The Nickel Mass Distribution of Stripped-Envelope Supernovae: Implications for Additional Power Sources

Abstract

We perform a systematic study of the 56Ni mass (M Ni) of 27 stripped envelope supernovae (SESNe) by modeling their light-curve tails, highlighting that use of ``Arnett's rule'' overestimates M Ni for SESN by a factor of 2. Recently, Khatami2019 presented a new model relating the peak time (t p) and luminosity (L p) of a radioactive-powered SN to its M Ni that addresses several limitations of Arnett-like models, but depends on a dimensionless parameter, β. Using observed t p, L p, and tail-measured M Ni values for 27 SESN, we observationally calibrate β for the first time. Despite scatter, we demonstrate that the model of Khatami2019 with empirically-calibrated β values provides significantly improved measurements of M Ni when only photospheric data is available.
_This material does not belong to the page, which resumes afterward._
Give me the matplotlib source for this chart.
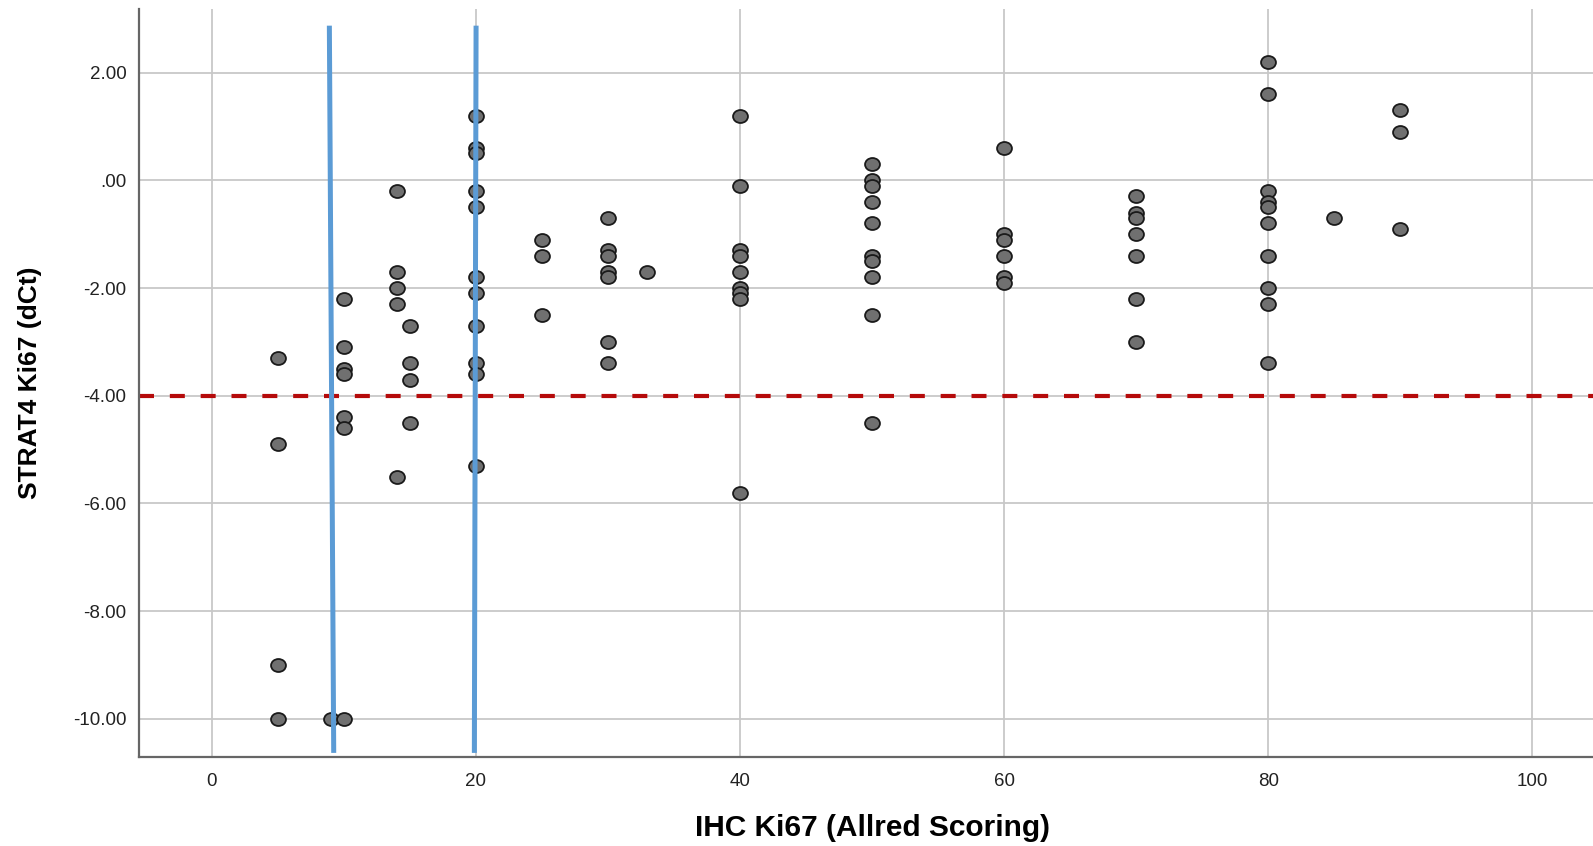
import matplotlib
matplotlib.use("Agg")
import matplotlib.pyplot as plt
from matplotlib.path import Path
from matplotlib.markers import MarkerStyle
from matplotlib.transforms import Affine2D

# IHC Ki67 (Allred) vs STRAT4 Ki67 dCt
ihc = [5, 5, 5, 5,
       9, 10, 10, 10, 10, 10, 10, 10,
       14, 14, 14, 14, 14,
       15, 15, 15, 15,
       20, 20, 20, 20, 20, 20, 20, 20, 20, 20, 20,
       25, 25, 25,
       30, 30, 30, 30, 30, 30, 30,
       33,
       40, 40, 40, 40, 40, 40, 40, 40, 40,
       50, 50, 50, 50, 50, 50, 50, 50, 50, 50,
       60, 60, 60, 60, 60, 60,
       70, 70, 70, 70, 70, 70, 70,
       80, 80, 80, 80, 80, 80, 80, 80, 80, 80,
       85,
       90, 90, 90]
dct = [-3.3, -4.9, -9.0, -10.0,
       -10.0, -2.2, -3.1, -3.5, -3.6, -4.4, -4.6, -10.0,
       -0.2, -1.7, -2.0, -2.3, -5.5,
       -2.7, -3.4, -3.7, -4.5,
       1.2, 0.6, 0.5, -0.2, -0.5, -1.8, -2.1, -2.7, -3.4, -3.6, -5.3,
       -1.1, -1.4, -2.5,
       -0.7, -1.3, -1.4, -1.7, -1.8, -3.0, -3.4,
       -1.7,
       1.2, -0.1, -1.3, -1.4, -1.7, -2.0, -2.1, -2.2, -5.8,
       0.3, 0.0, -0.1, -0.4, -0.8, -1.4, -1.5, -1.8, -2.5, -4.5,
       0.6, -1.0, -1.1, -1.4, -1.8, -1.9,
       -0.3, -0.6, -0.7, -1.0, -1.4, -2.2, -3.0,
       2.2, 1.6, -0.2, -0.4, -0.5, -0.8, -1.4, -2.0, -2.3, -3.4,
       -0.7,
       1.3, 0.9, -0.9]

dct_cutoff = -4.0
# hand-drawn blue cut lines (x_top, x_bottom), (y_top, y_bottom)
cut1_x = [8.91, 9.24]
cut2_x = [20.02, 19.89]
cut_y = [2.87, -10.63]

xticks = [0, 20, 40, 60, 80, 100]
yticks = [2, 0, -2, -4, -6, -8, -10]
ylabels = ["2.00", ".00", "-2.00", "-4.00", "-6.00", "-8.00", "-10.00"]

plt.rcParams['font.family'] = ['Liberation Sans', 'DejaVu Sans']

fig = plt.figure(figsize=(15.93, 8.46), dpi=100)
ax = fig.add_axes([0.0873, 0.1056, 0.9127, 0.8838])
ax.set_xlim(-5.5, 104.6)
ax.set_ylim(-10.70, 3.18)

ax.set_xticks(xticks)
ax.set_yticks(yticks)
ax.set_yticklabels(ylabels)
ax.tick_params(length=0, labelsize=13.5, colors="#222222")
ax.tick_params(axis="y", pad=9)
ax.tick_params(axis="x", pad=12)
ax.grid(True, color="#c8c8c8", lw=1.3, zorder=0)
ax.set_axisbelow(True)
for sp in ["top", "right"]:
    ax.spines[sp].set_visible(False)
for sp in ["left", "bottom"]:
    ax.spines[sp].set_color("#666666")
    ax.spines[sp].set_linewidth(1.6)

ax.axhline(dct_cutoff, color="#b50a0a", lw=3, dashes=(3.6, 3.8), zorder=2)

ell = Path.unit_circle().transformed(Affine2D().scale(1.0, 0.87))
ax.scatter(ihc, dct, marker=MarkerStyle(ell), s=115, facecolor="#707070",
           edgecolor="#1a1a1a", linewidths=1.3, zorder=3)

ax.plot(cut1_x, cut_y, color="#5b9bd5", lw=3.6, solid_capstyle="butt", zorder=4)
ax.plot(cut2_x, cut_y, color="#5b9bd5", lw=3.6, solid_capstyle="butt", zorder=4)

ax.set_xlabel("IHC Ki67 (Allred Scoring)", fontsize=21.5, fontweight="bold")
ax.set_ylabel("STRAT4 Ki67 (dCt)", fontsize=19, fontweight="bold")
ax.xaxis.set_label_coords((872 - 139) / 1454, -(828 - 757) / 748)
ax.yaxis.set_label_coords(-(139 - 30) / 1454, (757 - 383) / 748)
ax.xaxis.label.set_va("center")
ax.yaxis.label.set_va("center")

fig.savefig("out.png", dpi=100)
However, these observationally-constrained β values are systematically lower than those inferred from numerical simulations, primarily because the observed sample has significantly higher (0.2-0.4 dex) L p for a given M Ni. While effects due to composition, mixing, and asymmetry can increase L p current models cannot explain the systematically low β values. However, the discrepancy can be alleviated if 7--50\% of L p for the observed sample originates from sources other than 56Ni. Either shock cooling or magnetar spin-down could provide the requisite luminosity. Finally, we find that even with our improved measurements, the M Ni values of SESN are still a factor of 3 larger than those of hydrogen-rich Type II SN, indicating that these supernovae are inherently different in terms of their progenitor initial mass distributions or explosion mechanisms.